Once the backup had been completed (only takes a few minutes, these VM templates are only a few GB) I destroyed the VM and made sure the PVC was gone, and then I created a restore task.
Again, you can do this easier with CLI, something like eg;
velero create restore --from-backup test --restore-volumes true
Or you can do so using the Web UI, eg;

Once you kick off the restore, it will create a restore
object and a datadownload
for each PVC in your namespace. After a few minutes (depending on the size or your VM... like I said, mine was only a few GB) a VM and a PVC was created in my virtualization
namespace, the PVC was eventually bound and the VM booted back up.

Success!
Scheduling VM Backups
A one-off backup of a VM is fine, but having regular backups (and perhaps more importantly - testing restores!) is a must for any IT organization for critical VM workloads.
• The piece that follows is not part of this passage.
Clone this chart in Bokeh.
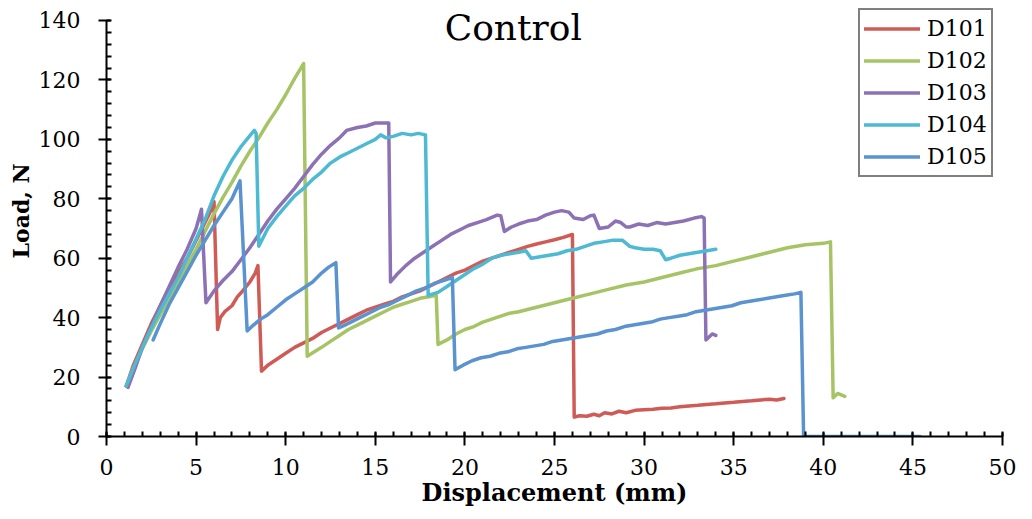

A backup schedule in OADP is set up as a cron job, like this:
apiVersion: velero.io/v1
kind: Schedule
metadata:
name: schedule-virtualization-nightly
namespace: openshift-adp
spec:
schedule: 0 0 * * *
template:
includedNamespaces:
- virtualization
snapshotVolumes: true
snapshotMoveData: true
storageLocation: prod-ocp-1
which would run a nightly backup at midnight. Worth noting, cron time on Openshift is expressed in UTC, so you may want to adjust accordingly, eg; midnight Greenwich Mean Time is only 5PM here in Phoenix, AZ so I would use 0 7 * * *
for nightly backups at midnight. That's it.